Se a democracia e os direitos do homem
estivessem em primeiro plano, o Ocidente promoveria nestes países as economias
locais e não o negócio com as armas, investiria no bem-estar e na formação e
fomentaria a estabilização de estados. Os Estados ocidentais praticam, ad
extra, uma política hipócrita exigindo deles o cumprimento de valores
abstractos e praticando dentro dos próprios países a decadência dos próprios
valores. Deste modo o Ocidente não tem legitimação nem qualificação moral para
se armar em julgador de outros povos e culturas.
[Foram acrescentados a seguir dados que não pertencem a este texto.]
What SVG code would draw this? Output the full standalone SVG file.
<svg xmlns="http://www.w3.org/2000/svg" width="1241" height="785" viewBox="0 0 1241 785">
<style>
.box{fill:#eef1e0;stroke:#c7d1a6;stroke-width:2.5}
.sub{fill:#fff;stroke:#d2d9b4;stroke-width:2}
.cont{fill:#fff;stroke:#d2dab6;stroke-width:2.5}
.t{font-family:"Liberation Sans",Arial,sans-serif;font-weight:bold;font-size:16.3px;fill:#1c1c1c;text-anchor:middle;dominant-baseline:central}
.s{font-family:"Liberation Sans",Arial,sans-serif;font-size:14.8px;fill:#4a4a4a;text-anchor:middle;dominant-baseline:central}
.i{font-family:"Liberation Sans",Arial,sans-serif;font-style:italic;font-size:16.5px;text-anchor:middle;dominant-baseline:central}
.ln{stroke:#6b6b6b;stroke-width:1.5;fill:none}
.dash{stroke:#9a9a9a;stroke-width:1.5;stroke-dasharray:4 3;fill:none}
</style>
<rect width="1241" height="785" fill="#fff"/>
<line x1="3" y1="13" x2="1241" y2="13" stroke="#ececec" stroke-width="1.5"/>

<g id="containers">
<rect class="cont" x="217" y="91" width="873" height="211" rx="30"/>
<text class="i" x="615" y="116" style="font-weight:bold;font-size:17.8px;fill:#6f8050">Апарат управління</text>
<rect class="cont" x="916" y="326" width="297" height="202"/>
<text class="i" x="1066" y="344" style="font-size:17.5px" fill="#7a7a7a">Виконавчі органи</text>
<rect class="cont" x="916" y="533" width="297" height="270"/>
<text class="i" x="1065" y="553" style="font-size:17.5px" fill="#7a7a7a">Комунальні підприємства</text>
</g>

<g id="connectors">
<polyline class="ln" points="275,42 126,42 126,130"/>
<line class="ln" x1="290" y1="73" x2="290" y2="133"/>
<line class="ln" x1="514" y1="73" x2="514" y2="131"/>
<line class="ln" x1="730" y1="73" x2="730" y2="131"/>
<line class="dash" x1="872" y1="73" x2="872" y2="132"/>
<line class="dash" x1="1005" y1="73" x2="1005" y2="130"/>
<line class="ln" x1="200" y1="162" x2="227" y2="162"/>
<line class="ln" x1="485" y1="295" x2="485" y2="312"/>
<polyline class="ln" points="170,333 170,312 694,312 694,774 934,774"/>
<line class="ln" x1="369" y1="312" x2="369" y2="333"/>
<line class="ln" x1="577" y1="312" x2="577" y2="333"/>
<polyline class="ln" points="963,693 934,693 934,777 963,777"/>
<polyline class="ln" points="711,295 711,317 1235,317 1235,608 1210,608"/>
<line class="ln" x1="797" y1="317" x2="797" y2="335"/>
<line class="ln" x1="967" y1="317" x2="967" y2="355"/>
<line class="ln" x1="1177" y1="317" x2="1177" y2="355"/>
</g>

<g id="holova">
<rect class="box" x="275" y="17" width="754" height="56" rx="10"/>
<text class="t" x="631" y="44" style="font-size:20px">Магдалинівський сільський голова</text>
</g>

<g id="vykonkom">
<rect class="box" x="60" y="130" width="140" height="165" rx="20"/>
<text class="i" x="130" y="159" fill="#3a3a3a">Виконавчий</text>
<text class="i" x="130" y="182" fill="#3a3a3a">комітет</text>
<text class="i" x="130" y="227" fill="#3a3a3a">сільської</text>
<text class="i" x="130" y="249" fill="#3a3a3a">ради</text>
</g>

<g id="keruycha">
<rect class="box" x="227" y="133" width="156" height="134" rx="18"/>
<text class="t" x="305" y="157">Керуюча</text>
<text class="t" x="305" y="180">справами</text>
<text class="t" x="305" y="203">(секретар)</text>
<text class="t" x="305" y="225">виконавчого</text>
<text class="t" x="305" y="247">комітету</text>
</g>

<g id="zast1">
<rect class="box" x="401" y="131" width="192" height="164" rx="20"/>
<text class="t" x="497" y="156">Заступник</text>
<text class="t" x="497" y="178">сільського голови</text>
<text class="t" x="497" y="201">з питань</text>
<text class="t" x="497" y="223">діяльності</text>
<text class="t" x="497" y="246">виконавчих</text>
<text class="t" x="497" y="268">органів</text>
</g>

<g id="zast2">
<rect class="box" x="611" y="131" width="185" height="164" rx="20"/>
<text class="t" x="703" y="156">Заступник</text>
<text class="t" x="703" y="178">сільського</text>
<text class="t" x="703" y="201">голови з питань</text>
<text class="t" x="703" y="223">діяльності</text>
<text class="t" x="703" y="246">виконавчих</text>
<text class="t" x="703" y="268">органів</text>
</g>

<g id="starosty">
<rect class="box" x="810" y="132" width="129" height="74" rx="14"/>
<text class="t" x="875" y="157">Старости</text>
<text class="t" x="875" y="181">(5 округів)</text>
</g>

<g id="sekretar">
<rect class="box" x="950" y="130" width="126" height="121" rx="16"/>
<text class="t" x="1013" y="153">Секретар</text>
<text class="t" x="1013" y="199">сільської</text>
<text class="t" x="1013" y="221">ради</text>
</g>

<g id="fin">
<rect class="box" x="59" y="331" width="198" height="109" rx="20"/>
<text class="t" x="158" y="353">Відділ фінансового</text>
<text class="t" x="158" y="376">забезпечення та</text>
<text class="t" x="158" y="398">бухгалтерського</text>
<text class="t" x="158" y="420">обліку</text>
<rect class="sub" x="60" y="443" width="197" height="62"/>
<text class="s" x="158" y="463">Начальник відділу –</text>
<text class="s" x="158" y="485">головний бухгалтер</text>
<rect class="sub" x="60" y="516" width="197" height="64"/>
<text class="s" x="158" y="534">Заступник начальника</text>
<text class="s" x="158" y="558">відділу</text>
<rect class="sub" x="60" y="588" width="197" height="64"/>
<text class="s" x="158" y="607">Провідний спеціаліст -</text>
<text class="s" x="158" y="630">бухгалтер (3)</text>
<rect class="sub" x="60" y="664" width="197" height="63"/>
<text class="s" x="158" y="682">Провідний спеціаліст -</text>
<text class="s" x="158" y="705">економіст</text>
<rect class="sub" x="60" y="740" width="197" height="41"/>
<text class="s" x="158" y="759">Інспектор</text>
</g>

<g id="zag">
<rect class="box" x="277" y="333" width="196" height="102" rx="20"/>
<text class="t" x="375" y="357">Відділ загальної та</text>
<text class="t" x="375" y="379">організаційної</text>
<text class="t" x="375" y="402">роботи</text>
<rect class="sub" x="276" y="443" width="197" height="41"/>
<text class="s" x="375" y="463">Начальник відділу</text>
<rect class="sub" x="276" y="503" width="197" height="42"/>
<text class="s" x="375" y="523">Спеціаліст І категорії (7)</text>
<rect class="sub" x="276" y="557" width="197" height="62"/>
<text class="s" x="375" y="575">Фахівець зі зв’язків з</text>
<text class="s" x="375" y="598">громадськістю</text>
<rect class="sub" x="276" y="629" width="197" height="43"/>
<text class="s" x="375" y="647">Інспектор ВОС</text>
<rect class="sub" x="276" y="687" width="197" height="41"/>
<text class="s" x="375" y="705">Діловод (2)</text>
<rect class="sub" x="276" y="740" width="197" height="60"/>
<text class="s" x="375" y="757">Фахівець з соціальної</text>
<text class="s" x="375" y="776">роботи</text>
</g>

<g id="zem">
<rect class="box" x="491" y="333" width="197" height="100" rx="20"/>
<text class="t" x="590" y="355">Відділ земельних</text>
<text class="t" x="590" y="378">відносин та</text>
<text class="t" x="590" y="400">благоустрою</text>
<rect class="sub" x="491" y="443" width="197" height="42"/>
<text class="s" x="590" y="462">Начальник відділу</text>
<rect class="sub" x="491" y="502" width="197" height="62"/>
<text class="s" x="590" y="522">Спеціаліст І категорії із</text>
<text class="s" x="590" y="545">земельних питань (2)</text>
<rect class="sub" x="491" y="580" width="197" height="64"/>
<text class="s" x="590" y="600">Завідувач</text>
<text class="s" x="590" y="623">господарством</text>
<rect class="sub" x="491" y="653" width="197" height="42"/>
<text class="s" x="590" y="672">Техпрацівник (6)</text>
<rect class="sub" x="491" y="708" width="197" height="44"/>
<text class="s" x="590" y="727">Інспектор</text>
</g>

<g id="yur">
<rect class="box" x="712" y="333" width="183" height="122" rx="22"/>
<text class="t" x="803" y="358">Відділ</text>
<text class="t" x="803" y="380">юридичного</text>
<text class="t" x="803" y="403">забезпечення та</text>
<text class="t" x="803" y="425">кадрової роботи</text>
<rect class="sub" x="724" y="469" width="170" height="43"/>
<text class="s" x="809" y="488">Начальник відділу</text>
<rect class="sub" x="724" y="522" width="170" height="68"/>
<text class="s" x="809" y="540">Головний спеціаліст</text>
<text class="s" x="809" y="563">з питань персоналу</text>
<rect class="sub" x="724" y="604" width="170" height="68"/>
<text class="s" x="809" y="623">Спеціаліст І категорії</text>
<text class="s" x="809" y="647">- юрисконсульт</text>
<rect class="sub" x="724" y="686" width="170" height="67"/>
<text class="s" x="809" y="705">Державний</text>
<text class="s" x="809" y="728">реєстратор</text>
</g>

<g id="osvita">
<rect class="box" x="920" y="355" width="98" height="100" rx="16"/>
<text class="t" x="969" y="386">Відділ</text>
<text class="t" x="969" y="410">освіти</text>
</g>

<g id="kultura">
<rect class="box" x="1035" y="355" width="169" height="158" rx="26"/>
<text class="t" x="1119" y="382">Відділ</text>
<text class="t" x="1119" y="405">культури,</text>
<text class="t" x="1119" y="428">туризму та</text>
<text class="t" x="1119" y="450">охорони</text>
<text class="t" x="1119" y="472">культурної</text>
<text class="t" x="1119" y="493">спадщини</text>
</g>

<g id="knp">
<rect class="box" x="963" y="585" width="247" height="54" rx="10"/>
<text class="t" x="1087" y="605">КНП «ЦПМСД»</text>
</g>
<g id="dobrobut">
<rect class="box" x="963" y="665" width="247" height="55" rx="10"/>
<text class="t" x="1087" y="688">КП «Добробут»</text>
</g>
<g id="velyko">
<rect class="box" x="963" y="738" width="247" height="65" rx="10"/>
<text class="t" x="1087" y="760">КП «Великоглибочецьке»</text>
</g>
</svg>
Que fazer para melhorar a situação?
A situação em
que se encontram os povos onde há litígio armado é diferente da dos povos
ocidentais; por isso a nossa solução não pode ser a mesma que a deles; isto
numa perspectiva de querer resolver problemas no sentido de uma satisfação
mútua. O problema não está nas pessoas mas na situação em que se encontram, e
no facto de uns pertencerem a países colonizadores e outros a países
colonizados, uns serem colonizadores e outros pretenderem sê-lo. Tudo isto cria
uma relação de assimetrias e leva à contradição entre valores e interesses. No
âmbito da violência é preciso resistir para que o mal não aumente. Mesmo assim
o Homem resigna porque não conciliará o direito e a liberdade e junta a
injustiça à desordem.
Nem o monopólio
de interpretação cultural nem o monopólio da verdade favorecem o
desenvolvimento individual e colectivo. Interpretações culturais devem
situar-se sempre no âmbito do hipotético e com o fim de desenvolvimento mútuo,
numa de entreajuda e colaboração complementar. A violência é derrota porque
destrói a pessoa, cria vítimas e não reconhece a perfeição. A situação no
Iraque e na Síria parece decorrer entre fraqueza seduzida e ferocidade irritada.